I'm in Brooklyn with my in-laws today. This is the first Thanksgiving I've ever spent without my mother and sisters. But it's appropriate that it be in New York for this holiday, because while two years ago I resolved never again to take for granted my family, my friends, this country or the city I'd like to consider my hometown (I was born in Chelsea but grew up elsewhere)--for whatever reason I'm far better at keeping that resolution when it comes to New York City than anything else.
So in that spirit, and because it's easier to write about places than people....
(this is elided from a longer poem I wrote not long ago, so it's somewhat choppy.)

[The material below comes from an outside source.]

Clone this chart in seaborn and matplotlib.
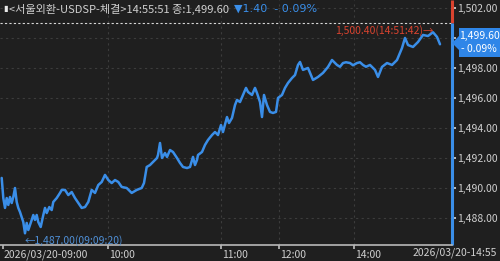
import numpy as np
import pandas as pd
import seaborn as sns
import matplotlib
matplotlib.use("Agg")
import matplotlib.pyplot as plt
import matplotlib.transforms as mtransforms
from matplotlib.patches import Polygon

# ---- data (tick index along the chart's x-axis, price) ----
tick_idx = [1.7, 3.3, 5, 6.7, 8.3, 10, 11.7, 13.3, 15, 16.7, 18.3, 20, 23.3, 25, 26.7, 28.3,
            30, 31.7, 33.3, 35, 36.7, 38.3, 40.7, 43.3, 45, 46.7, 49.3, 51.7, 53.3, 56.7, 60,
            61.7, 65, 68.3, 71.7, 75, 78.3, 81.7, 85, 88.3, 91.7, 95, 98.3, 101.7, 105, 108.3,
            111.7, 115, 118.3, 121.7, 126.7, 131.7, 136.7, 141.7, 144, 146.7, 150, 153, 157,
            158, 160, 162, 165, 167, 170, 173, 177, 180, 183, 187, 190, 193, 195, 197, 198,
            202, 205, 208, 212, 215, 218, 221, 223, 227, 229, 232, 235, 237, 240, 243, 246,
            248, 252, 255, 257, 260, 262, 264, 267, 270, 273, 276, 278, 282, 285, 288, 292,
            295, 298, 300, 303, 308, 313, 318, 323, 328, 332, 337, 340, 343, 346, 350, 353,
            357, 360, 363, 366, 370, 375, 378, 382, 387, 392, 397, 402, 405, 408, 413, 418,
            423, 428, 433, 437, 440]
price = [1490.69, 1489.35, 1488.69, 1489.35, 1488.89, 1489.42, 1489.02, 1489.42, 1490.02,
         1489.09, 1488.69, 1488.42, 1487.75, 1487.00, 1487.69, 1487.22, 1487.55, 1487.89,
         1488.22, 1487.89, 1488.22, 1487.75, 1487.42, 1488.22, 1488.69, 1488.35, 1488.75,
         1488.55, 1489.09, 1489.35, 1489.69, 1489.89, 1489.89, 1489.55, 1489.75, 1489.35,
         1489.02, 1488.69, 1488.75, 1489.09, 1489.89, 1489.69, 1490.22, 1490.42, 1490.89,
         1490.55, 1490.35, 1490.55, 1490.42, 1490.09, 1490.02, 1489.69, 1489.89, 1490.02,
         1490.35, 1491.42, 1491.55, 1491.75, 1492.02, 1492.22, 1493.02, 1492.02, 1492.35,
         1492.09, 1492.55, 1492.42, 1492.02, 1491.69, 1491.42, 1491.35, 1491.42, 1492.09,
         1491.55, 1491.89, 1492.22, 1492.42, 1492.89, 1493.22, 1493.55, 1493.75, 1493.55,
         1494.22, 1493.75, 1494.75, 1494.35, 1494.69, 1495.55, 1495.89, 1495.75, 1496.22,
         1496.69, 1496.42, 1496.22, 1496.69, 1496.35, 1495.75, 1494.75, 1496.22, 1495.55,
         1495.09, 1495.02, 1495.09, 1496.02, 1496.22, 1496.69, 1497.02, 1497.35, 1497.55,
         1498.22, 1498.42, 1497.89, 1498.02, 1497.22, 1497.42, 1497.69, 1498.09, 1498.55,
         1498.22, 1498.10, 1498.35, 1498.40, 1498.35, 1498.20, 1498.35, 1498.40, 1498.22,
         1498.10, 1498.22, 1497.89, 1497.42, 1498.09, 1498.35, 1498.22, 1498.55, 1499.35,
         1500.02, 1499.55, 1499.42, 1499.75, 1500.22, 1500.15, 1500.40, 1500.09, 1499.60]

time_tick_pos = [3, 108, 221, 279, 354]
time_tick_labels = ["2026/03/20-09:00", "10:00", "11:00", "12:00", "14:00"]
end_label = "2026/03/20-14:55"
price_ticks = [1488, 1490, 1492, 1494, 1496, 1498, 1500, 1502]
prev_close = 1501.00
last_price = 1499.60
change = -1.40
change_pct = -0.09
high_label = "1,500.40(14:51:42)"
low_label = "1,487.00(09:09:20)"
title_main = "<서울외환-USDSP-체결>14:55:51 종:1,499.60"

df = pd.DataFrame({"idx": tick_idx, "price": price})

BG = "#1f1f1f"
BLUE = "#3a8ee8"
RED = "#d9432f"
TXT = "#cfcfcf"
GRID = "#3c3c3c"
FS = 7.5

sns.set_theme(style="dark")
plt.rcParams["font.family"] = ["Liberation Sans Narrow", "Noto Sans CJK KR", "DejaVu Sans"]

W, H = 500, 261
fig = plt.figure(figsize=(5, 2.61), dpi=100, facecolor=BG)
ax = fig.add_axes([0, 16 / H, 452 / W, 245 / H], facecolor=BG)

sns.lineplot(data=df, x="idx", y="price", ax=ax, color=BLUE, linewidth=1.8, estimator=None,
             sort=False)

ax.set_xlim(0, 452)
ax.set_ylim(1486.22, 1502.55)

# grid
for t in price_ticks:
    ax.axhline(t, color=GRID, lw=0.8, ls=(0, (2, 3)), zorder=0)
for t in time_tick_pos[1:]:
    ax.axvline(t, color=GRID, lw=0.8, ls=(0, (2, 3)), zorder=0)
ax.axhline(prev_close, color="#d8d8d8", lw=0.8, ls=(0, (2, 2)), zorder=1)

for s in ["top", "left", "right"]:
    ax.spines[s].set_visible(False)
ax.spines["bottom"].set_visible(True)
ax.spines["bottom"].set_color("#b8b8b8")
ax.spines["bottom"].set_linewidth(1.2)

ax.set_xticks(time_tick_pos)
ax.set_xticklabels(time_tick_labels, ha="left", va="top", color=TXT, fontsize=FS)
ax.tick_params(axis="x", direction="out", length=3, color="#b8b8b8", pad=0.5, bottom=True)
offs = mtransforms.ScaledTranslation(1.0 / 100, 0, fig.dpi_scale_trans)
for lbl in ax.get_xticklabels():
    lbl.set_transform(lbl.get_transform() + offs)

ax.yaxis.tick_right()
ax.set_yticks(price_ticks)
# the 1,500.00 label sits under the last-price callout, so it is not shown
ax.set_yticklabels(["" if v == 1500 else f"{v:,.2f}" for v in price_ticks], color=TXT,
                   fontsize=FS)
ax.tick_params(axis="y", direction="out", length=3, color=TXT, pad=1, right=True, left=False)
ax.set_xlabel("")
ax.set_ylabel("")

# right axis line: red above previous close, blue below
ax.plot([1, 1], [prev_close, 1502.55], transform=ax.get_yaxis_transform(), color=RED, lw=2.2,
        clip_on=False, solid_capstyle="butt")
ax.plot([1, 1], [1486.22, prev_close], transform=ax.get_yaxis_transform(), color=BLUE, lw=2.2,
        clip_on=False, solid_capstyle="butt")

# high / low annotations
hi_i = int(np.argmax(price))
lo_i = int(np.argmin(price))
ax.annotate(high_label + "→", xy=(tick_idx[hi_i], price[hi_i]), xytext=(0, 1),
            textcoords="offset points", ha="right", va="center", color=RED, fontsize=FS)
ax.annotate("←" + low_label, xy=(tick_idx[lo_i], price[lo_i]), xytext=(0, -5),
            textcoords="offset points", ha="left", va="center", color="#4f8fd6", fontsize=FS)

# title
fig.text(3 / W, 1 - 9 / H, "▮", color="#e8e8e8", fontsize=6, va="center", ha="left",
         family=["DejaVu Sans"])
t1 = fig.text(9 / W, 1 - 9 / H, title_main, color=TXT, fontsize=8, va="center", ha="left")
fig.canvas.draw()
bb = t1.get_window_extent()
fig.text((bb.x1 + 5) / W, 1 - 9 / H, f"▼{abs(change):.2f}  - {abs(change_pct):.2f}%",
         color=BLUE, fontsize=8, va="center", ha="left",
         family=["Liberation Sans Narrow", "DejaVu Sans"])

# last price callout
poly = [(452, 43), (459, 36), (459, 28), (500, 28), (500, 57), (459, 57), (459, 50)]
poly = [(x / W, 1 - y / H) for x, y in poly]
fig.patches.append(Polygon(poly, closed=True, transform=fig.transFigure, fc="#2f86e8",
                           ec="none", zorder=5))
fig.text(479 / W, 1 - 36 / H, f"{last_price:,.2f}", color="white", fontsize=FS,
         ha="center", va="center", zorder=6)
fig.text(479 / W, 1 - 49 / H, f"- {abs(change_pct):.2f}%", color="white", fontsize=FS,
         ha="center", va="center", zorder=6)

# end-of-axis date label
fig.text(497 / W, 1 - 253 / H, end_label, color=TXT, fontsize=FS, ha="right", va="center")

fig.savefig("out.png", dpi=100, facecolor=BG)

We were born in Mount Sinai, Bellevue, St. Luke’s,
Kings County, Bronx-Lebanon, our parents’ apartments.
Grew up in Washington Heights, Park Slope, Brownsville,
Flushing, Mott Haven, Chelsea, Rockaway;
played in the shadows of skyscrapers,
were rocked to sleep by the 7 train, and
slowly awoke to the mysteries around us.
Or perhaps we came later, from across the Hudson,
or across the plains, or across the oceans.
From Hoboken, New Haven, Des Moines,
Montgomery, Albequerque, Tacoma.
From Hanoi, Damascus, Delhi, Freetown,
Santo Domingo, Pristina, Kuala Lumpur.
From lands unseen, and
cities unheard of, we came here.
To the “island sixteen miles long, solid-founded,”
ringed by eight bridges, four tunnels, and
three rivers that no one swims in.
To “Brooklyn of ample hills,” borough
of brownstones and boulevards. To the Bronx,
re-emerging from its own ashes, and
to Queens, to the rows of small, neat
adjoining houses with tiny backyards.
To this strange glittering city, that we
love so dearly but will never fully know.
II.
Those towers were our landmarks, our offices,
our eyesores, our way to orient ourselves
in the maze of lower Manhattan....
Most of us were lucky. No one we knew had died,
and so we were free to mourn our lesser griefs.
We felt petty for this, with so many dead,
but found that we missed the buildings themselves,
like old acquaintances who had greeted us
nightly and were suddenly gone.
It was only then that we fully understood
how much we needed this place, all of it:
our small overpriced apartments, with unpredictable
thermostats and four-square-foot kitchens.
Our crowded sidewalks and squares, our bodegas,
our subway stations, our friends’ places, our museums.
Our collections of takeout menus, our pigeons,
our mildly insane cabbies, our nightly lullaby
of distant sirens. Our graceful spires of steel
and stone, and our stunted gingko trees.
Our city. Our birthplace or our promised land,
our capital of the world, our hometown.
("Island sixteen miles long, solid founded" and "Brooklyn of ample hills" are quotes from Walt Whitman.)
Happy Thanksgiving, wherever you are.
Welcome Home Katherine...and thanks for the lovely sentiments.
Happy Thanksgiving!
Posted by: Edward | November 27, 2003 at 10:54 AM
Happy thanksgiving!
And good luck with your great weblog.